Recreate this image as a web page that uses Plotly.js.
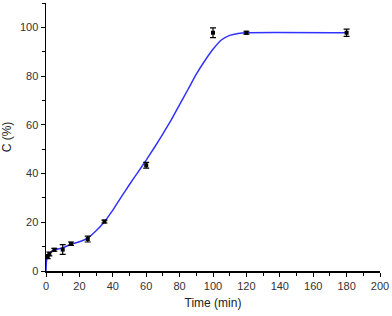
<!DOCTYPE html>
<html>
<head>
<meta charset="utf-8">
<script src="https://cdn.plot.ly/plotly-3.0.1.min.js"></script>
<style>html,body{margin:0;padding:0;background:#fff;}#chart{width:392px;height:316px;}</style>
</head>
<body>
<div id="chart"></div>
<script>
// Measured data (time in min, conversion C in %)
var timeMin = [1, 2, 5, 10, 15, 25, 35, 60, 100, 120, 180];
var convPct = [5.9, 7.0, 8.7, 8.8, 11.2, 13.1, 20.3, 43.4, 97.8, 97.8, 97.8];
var convErr = [0.8, 0.8, 0.6, 2.0, 0.7, 1.2, 0.6, 1.2, 2.0, 0.6, 1.5];

// Fitted curve
var fitTime = [0, 0.3, 1, 2, 5, 10, 15, 20, 25, 30, 35, 40, 45, 50, 55, 60, 65, 70, 75, 80, 85, 90, 95, 100, 105, 110, 115, 120, 180];
var fitConv = [0, 4, 6.2, 7.2, 8.6, 9.5, 11, 12, 13.5, 16.5, 20.2, 25, 30.3, 35.5, 40.5, 45.5, 50.8, 56.3, 62, 68.3, 74.5, 80.8, 86.2, 91, 94.8, 96.7, 97.5, 97.8, 97.8];

var xTicks = [0, 20, 40, 60, 80, 100, 120, 140, 160, 180, 200];
var yTicks = [0, 20, 40, 60, 80, 100];

var traces = [
  {
    x: fitTime, y: fitConv, type: 'scatter', mode: 'lines',
    line: {color: 'rgb(50,50,255)', width: 1.5, shape: 'spline', smoothing: 0.5},
    hoverinfo: 'skip', showlegend: false
  },
  {
    x: timeMin, y: convPct, type: 'scatter', mode: 'markers',
    marker: {symbol: 'square', color: '#000', size: 4},
    error_y: {type: 'data', array: convErr, visible: true, color: '#000', thickness: 1.2, width: 3},
    showlegend: false
  }
];

var axisFont = {family: 'Liberation Sans, Arial, sans-serif', size: 11, color: '#333'};
var layout = {
  width: 392, height: 316,
  margin: {l: 46, r: 12, t: 3, b: 45},
  paper_bgcolor: '#fff', plot_bgcolor: '#fff',
  xaxis: {
    range: [0, 200], tickvals: xTicks, ticktext: xTicks.map(String),
    ticks: 'outside', ticklen: 4, tickwidth: 1, tickcolor: '#000',
    minor: {dtick: 10, ticks: 'outside', ticklen: 3, tickcolor: '#000', tickwidth: 1},
    showline: true, linecolor: '#000', linewidth: 1.5, showgrid: false, zeroline: false,
    tickfont: axisFont,
    title: {text: 'Time (min)', font: {family: 'Liberation Sans, Arial, sans-serif', size: 12, color: '#222'}, standoff: 8}
  },
  yaxis: {
    range: [0, 110], tickvals: yTicks, ticktext: yTicks.map(String),
    ticks: 'outside', ticklen: 4, tickwidth: 1, tickcolor: '#000',
    minor: {dtick: 10, ticks: 'outside', ticklen: 3, tickcolor: '#000', tickwidth: 1},
    showline: true, linecolor: '#000', linewidth: 1.5, showgrid: false, zeroline: false,
    tickfont: axisFont,
    title: {text: 'C (%)', font: {family: 'Liberation Sans, Arial, sans-serif', size: 12, color: '#222'}, standoff: 6}
  }
};
Plotly.newPlot('chart', traces, layout, {displayModeBar: false, staticPlot: true});
</script>
</body>
</html>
· · · ·
TASK BRIEF: Copy each line exactly, and leave the pictures out of your copy.

TASK RESULT:
Recreate this image as a web page that uses Plotly.js.
<!DOCTYPE html>
<html>
<head>
<meta charset="utf-8">
<script src="https://cdn.plot.ly/plotly-3.0.1.min.js"></script>
<style>html,body{margin:0;padding:0;background:#fff;}#chart{width:392px;height:316px;}</style>
</head>
<body>
<div id="chart"></div>
<script>
// Measured data (time in min, conversion C in %)
var timeMin = [1, 2, 5, 10, 15, 25, 35, 60, 100, 120, 180];
var convPct = [5.9, 7.0, 8.7, 8.8, 11.2, 13.1, 20.3, 43.4, 97.8, 97.8, 97.8];
var convErr = [0.8, 0.8, 0.6, 2.0, 0.7, 1.2, 0.6, 1.2, 2.0, 0.6, 1.5];

// Fitted curve
var fitTime = [0, 0.3, 1, 2, 5, 10, 15, 20, 25, 30, 35, 40, 45, 50, 55, 60, 65, 70, 75, 80, 85, 90, 95, 100, 105, 110, 115, 120, 180];
var fitConv = [0, 4, 6.2, 7.2, 8.6, 9.5, 11, 12, 13.5, 16.5, 20.2, 25, 30.3, 35.5, 40.5, 45.5, 50.8, 56.3, 62, 68.3, 74.5, 80.8, 86.2, 91, 94.8, 96.7, 97.5, 97.8, 97.8];

var xTicks = [0, 20, 40, 60, 80, 100, 120, 140, 160, 180, 200];
var yTicks = [0, 20, 40, 60, 80, 100];

var traces = [
  {
    x: fitTime, y: fitConv, type: 'scatter', mode: 'lines',
    line: {color: 'rgb(50,50,255)', width: 1.5, shape: 'spline', smoothing: 0.5},
    hoverinfo: 'skip', showlegend: false
  },
  {
    x: timeMin, y: convPct, type: 'scatter', mode: 'markers',
    marker: {symbol: 'square', color: '#000', size: 4},
    error_y: {type: 'data', array: convErr, visible: true, color: '#000', thickness: 1.2, width: 3},
    showlegend: false
  }
];

var axisFont = {family: 'Liberation Sans, Arial, sans-serif', size: 11, color: '#333'};
var layout = {
  width: 392, height: 316,
  margin: {l: 46, r: 12, t: 3, b: 45},
  paper_bgcolor: '#fff', plot_bgcolor: '#fff',
  xaxis: {
    range: [0, 200], tickvals: xTicks, ticktext: xTicks.map(String),
    ticks: 'outside', ticklen: 4, tickwidth: 1, tickcolor: '#000',
    minor: {dtick: 10, ticks: 'outside', ticklen: 3, tickcolor: '#000', tickwidth: 1},
    showline: true, linecolor: '#000', linewidth: 1.5, showgrid: false, zeroline: false,
    tickfont: axisFont,
    title: {text: 'Time (min)', font: {family: 'Liberation Sans, Arial, sans-serif', size: 12, color: '#222'}, standoff: 8}
  },
  yaxis: {
    range: [0, 110], tickvals: yTicks, ticktext: yTicks.map(String),
    ticks: 'outside', ticklen: 4, tickwidth: 1, tickcolor: '#000',
    minor: {dtick: 10, ticks: 'outside', ticklen: 3, tickcolor: '#000', tickwidth: 1},
    showline: true, linecolor: '#000', linewidth: 1.5, showgrid: false, zeroline: false,
    tickfont: axisFont,
    title: {text: 'C (%)', font: {family: 'Liberation Sans, Arial, sans-serif', size: 12, color: '#222'}, standoff: 6}
  }
};
Plotly.newPlot('chart', traces, layout, {displayModeBar: false, staticPlot: true});
</script>
</body>
</html>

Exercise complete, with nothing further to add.